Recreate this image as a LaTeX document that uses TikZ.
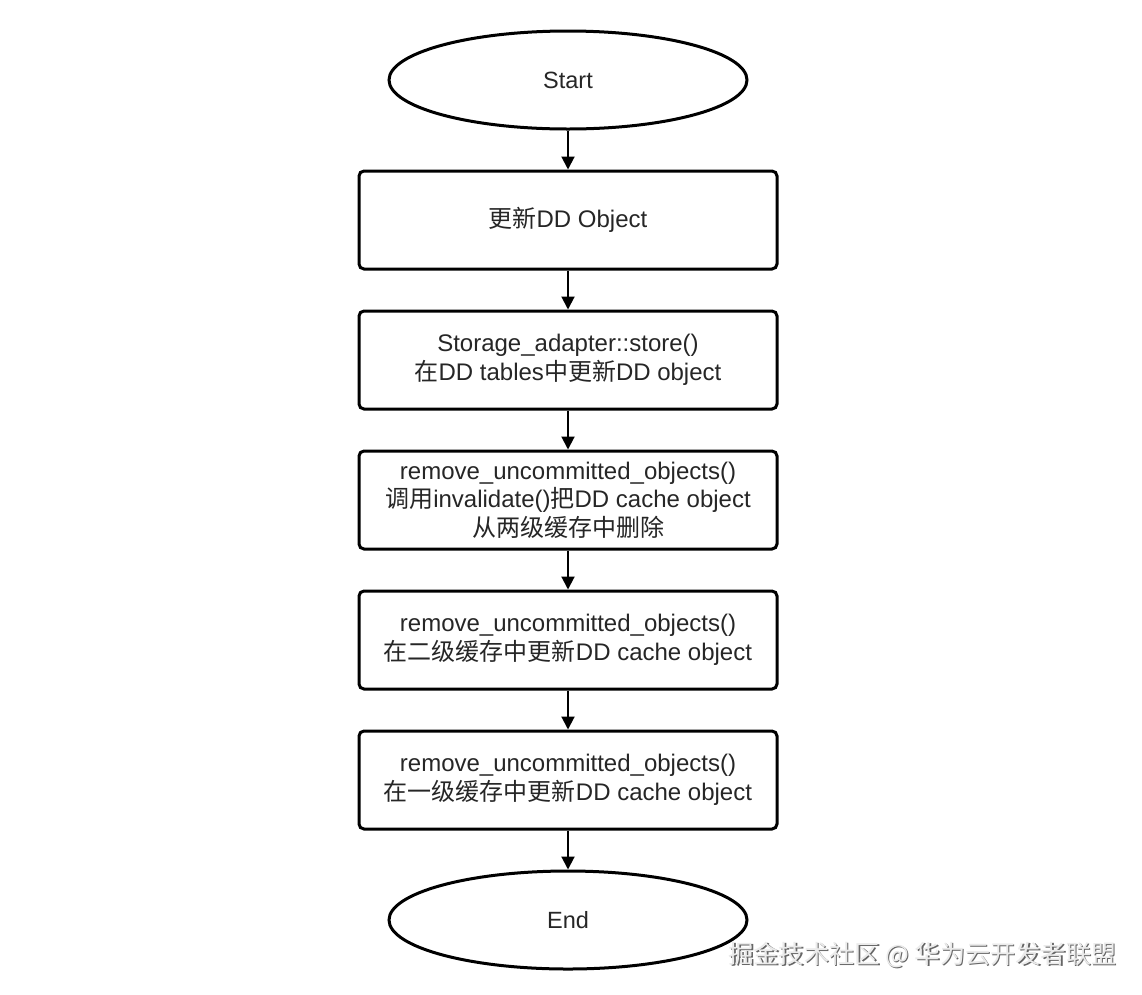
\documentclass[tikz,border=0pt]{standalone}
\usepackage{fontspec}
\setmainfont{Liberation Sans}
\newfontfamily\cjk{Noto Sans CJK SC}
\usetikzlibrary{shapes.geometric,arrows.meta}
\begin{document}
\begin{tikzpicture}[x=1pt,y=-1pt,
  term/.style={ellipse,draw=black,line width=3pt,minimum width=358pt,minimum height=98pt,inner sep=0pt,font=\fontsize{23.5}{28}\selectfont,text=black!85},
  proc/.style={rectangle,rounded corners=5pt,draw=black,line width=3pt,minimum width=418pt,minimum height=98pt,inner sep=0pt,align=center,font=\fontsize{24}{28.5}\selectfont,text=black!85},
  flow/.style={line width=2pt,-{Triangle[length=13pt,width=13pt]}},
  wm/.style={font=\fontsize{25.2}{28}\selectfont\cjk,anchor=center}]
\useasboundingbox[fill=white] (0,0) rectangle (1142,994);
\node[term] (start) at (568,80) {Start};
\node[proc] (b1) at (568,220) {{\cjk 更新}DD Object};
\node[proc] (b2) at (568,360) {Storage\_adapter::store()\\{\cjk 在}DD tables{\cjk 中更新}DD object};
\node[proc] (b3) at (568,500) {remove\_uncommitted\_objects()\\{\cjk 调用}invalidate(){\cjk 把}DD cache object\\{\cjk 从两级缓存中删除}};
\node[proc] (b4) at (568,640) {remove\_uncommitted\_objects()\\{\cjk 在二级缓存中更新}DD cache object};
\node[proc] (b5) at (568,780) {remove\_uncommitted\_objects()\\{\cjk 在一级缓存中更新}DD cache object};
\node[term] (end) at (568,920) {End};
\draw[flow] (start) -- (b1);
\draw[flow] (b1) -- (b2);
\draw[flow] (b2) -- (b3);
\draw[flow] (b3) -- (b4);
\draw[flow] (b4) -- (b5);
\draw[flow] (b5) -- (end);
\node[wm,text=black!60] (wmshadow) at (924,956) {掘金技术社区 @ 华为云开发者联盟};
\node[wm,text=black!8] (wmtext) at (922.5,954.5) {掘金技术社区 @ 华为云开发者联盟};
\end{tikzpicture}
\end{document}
:::::
Challenge: Each line of the material must be retyped exactly, except that images are omitted.

Solved problem:
Recreate this image as a LaTeX document that uses TikZ.
\documentclass[tikz,border=0pt]{standalone}
\usepackage{fontspec}
\setmainfont{Liberation Sans}
\newfontfamily\cjk{Noto Sans CJK SC}
\usetikzlibrary{shapes.geometric,arrows.meta}
\begin{document}
\begin{tikzpicture}[x=1pt,y=-1pt,
  term/.style={ellipse,draw=black,line width=3pt,minimum width=358pt,minimum height=98pt,inner sep=0pt,font=\fontsize{23.5}{28}\selectfont,text=black!85},
  proc/.style={rectangle,rounded corners=5pt,draw=black,line width=3pt,minimum width=418pt,minimum height=98pt,inner sep=0pt,align=center,font=\fontsize{24}{28.5}\selectfont,text=black!85},
  flow/.style={line width=2pt,-{Triangle[length=13pt,width=13pt]}},
  wm/.style={font=\fontsize{25.2}{28}\selectfont\cjk,anchor=center}]
\useasboundingbox[fill=white] (0,0) rectangle (1142,994);
\node[term] (start) at (568,80) {Start};
\node[proc] (b1) at (568,220) {{\cjk 更新}DD Object};
\node[proc] (b2) at (568,360) {Storage\_adapter::store()\\{\cjk 在}DD tables{\cjk 中更新}DD object};
\node[proc] (b3) at (568,500) {remove\_uncommitted\_objects()\\{\cjk 调用}invalidate(){\cjk 把}DD cache object\\{\cjk 从两级缓存中删除}};
\node[proc] (b4) at (568,640) {remove\_uncommitted\_objects()\\{\cjk 在二级缓存中更新}DD cache object};
\node[proc] (b5) at (568,780) {remove\_uncommitted\_objects()\\{\cjk 在一级缓存中更新}DD cache object};
\node[term] (end) at (568,920) {End};
\draw[flow] (start) -- (b1);
\draw[flow] (b1) -- (b2);
\draw[flow] (b2) -- (b3);
\draw[flow] (b3) -- (b4);
\draw[flow] (b4) -- (b5);
\draw[flow] (b5) -- (end);
\node[wm,text=black!60] (wmshadow) at (924,956) {掘金技术社区 @ 华为云开发者联盟};
\node[wm,text=black!8] (wmtext) at (922.5,954.5) {掘金技术社区 @ 华为云开发者联盟};
\end{tikzpicture}
\end{document}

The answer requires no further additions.